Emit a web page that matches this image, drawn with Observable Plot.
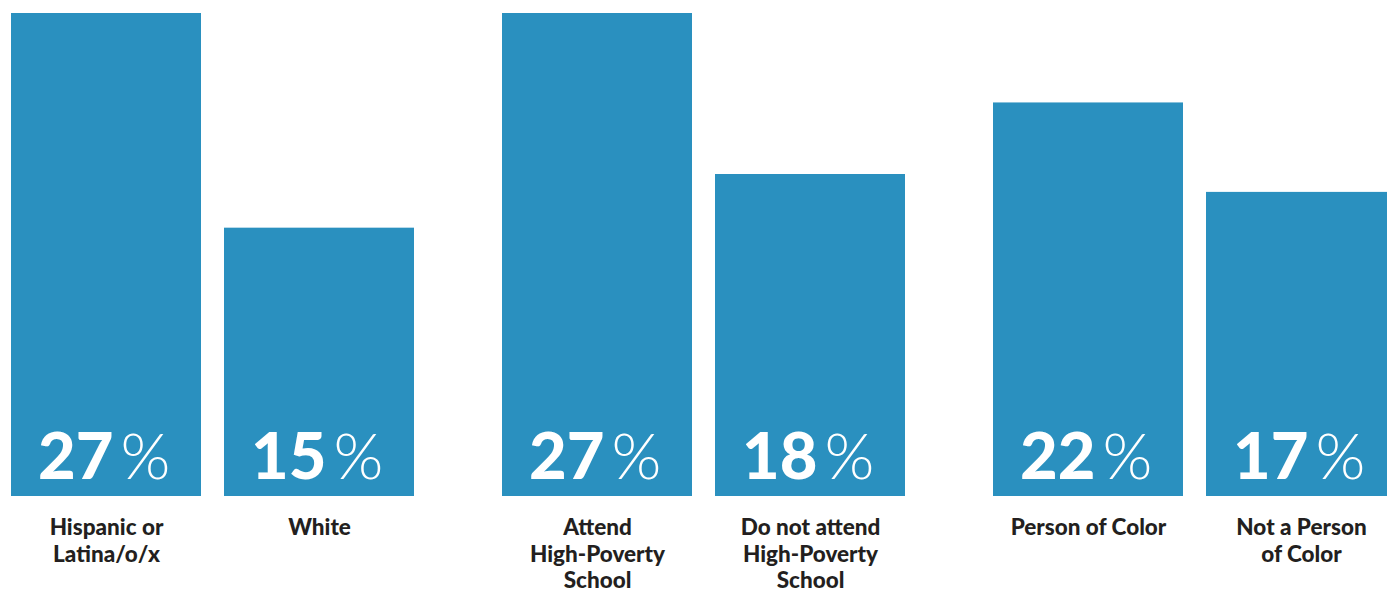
<!DOCTYPE html>
<html>
<head>
<meta charset="utf-8">
<script src="https://cdn.jsdelivr.net/npm/d3@7"></script>
<script src="https://cdn.jsdelivr.net/npm/@observablehq/plot@0.6"></script>
<style>
  html, body { margin: 0; padding: 0; background: #ffffff; overflow: hidden; }
  #chart { width: 1387px; height: 593px; overflow: hidden; }
  svg { display: block; max-width: none !important; }
</style>
</head>
<body>
<div id="chart"></div>
<script>
const groups = ["Ethnicity", "Poverty", "Race"];
const slots = ["first", "second"];
const categories = [
  "Hispanic or\nLatina/o/x",
  "White",
  "Attend\nHigh-Poverty\nSchool",
  "Do not attend\nHigh-Poverty\nSchool",
  "Person of Color",
  "Not a Person\nof Color"
];
const categoryGroup = ["Ethnicity", "Ethnicity", "Poverty", "Poverty", "Race", "Race"];
const categorySlot = ["first", "second", "first", "second", "first", "second"];
const values = [27, 15, 27, 18, 22, 17];

const data = categories.map((c, i) => ({
  label: c,
  group: categoryGroup[i],
  slot: categorySlot[i],
  value: values[i]
}));

const barColor = "#2a90bf";
const textColor = "#231f20";

const chart = Plot.plot({
  width: 1397,
  height: 593,
  marginLeft: 10,
  marginRight: 1,
  marginTop: 13,
  marginBottom: 97,
  style: { fontFamily: "Lato, 'Noto Sans', sans-serif", background: "#ffffff", maxWidth: "none" },
  fx: { domain: groups, paddingInner: 0.18, paddingOuter: 0, axis: null, label: null },
  x: { domain: slots, paddingInner: 0.108, paddingOuter: 0, axis: null, label: null },
  y: { domain: [0, 27], axis: null, label: null },
  marks: [
    Plot.barY(data, { fx: "group", x: "slot", y: "value", fill: barColor }),
    Plot.text(data, {
      fx: "group", x: "slot", frameAnchor: "bottom",
      text: d => String(d.value),
      fill: "#ffffff", fontSize: 65, fontWeight: 900,
      textAnchor: "end", lineAnchor: "bottom", dx: 7, dy: -18
    }),
    Plot.text(data, {
      fx: "group", x: "slot", frameAnchor: "bottom",
      text: () => "%",
      fill: "#ffffff", fontSize: 64, fontWeight: 300,
      textAnchor: "start", lineAnchor: "bottom", dx: 14, dy: -18
    }),
    Plot.text(data, {
      fx: "group", x: "slot", frameAnchor: "bottom",
      text: "label",
      fill: textColor, fontSize: 22.5, fontWeight: 900,
      textAnchor: "middle", lineAnchor: "top", lineHeight: 1.18, dy: 20
    })
  ]
});

document.getElementById("chart").appendChild(chart);
</script>
</body>
</html>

* * * *

--- Exercise directions ---
The lines from the start of the data through the line that contains "const values = [27, 15, 27, 18, 22, 17];" are to be returned exactly, please, with both ends included and every picture left out.

--- Written answer ---
Emit a web page that matches this image, drawn with Observable Plot.
<!DOCTYPE html>
<html>
<head>
<meta charset="utf-8">
<script src="https://cdn.jsdelivr.net/npm/d3@7"></script>
<script src="https://cdn.jsdelivr.net/npm/@observablehq/plot@0.6"></script>
<style>
  html, body { margin: 0; padding: 0; background: #ffffff; overflow: hidden; }
  #chart { width: 1387px; height: 593px; overflow: hidden; }
  svg { display: block; max-width: none !important; }
</style>
</head>
<body>
<div id="chart"></div>
<script>
const groups = ["Ethnicity", "Poverty", "Race"];
const slots = ["first", "second"];
const categories = [
  "Hispanic or\nLatina/o/x",
  "White",
  "Attend\nHigh-Poverty\nSchool",
  "Do not attend\nHigh-Poverty\nSchool",
  "Person of Color",
  "Not a Person\nof Color"
];
const categoryGroup = ["Ethnicity", "Ethnicity", "Poverty", "Poverty", "Race", "Race"];
const categorySlot = ["first", "second", "first", "second", "first", "second"];
const values = [27, 15, 27, 18, 22, 17];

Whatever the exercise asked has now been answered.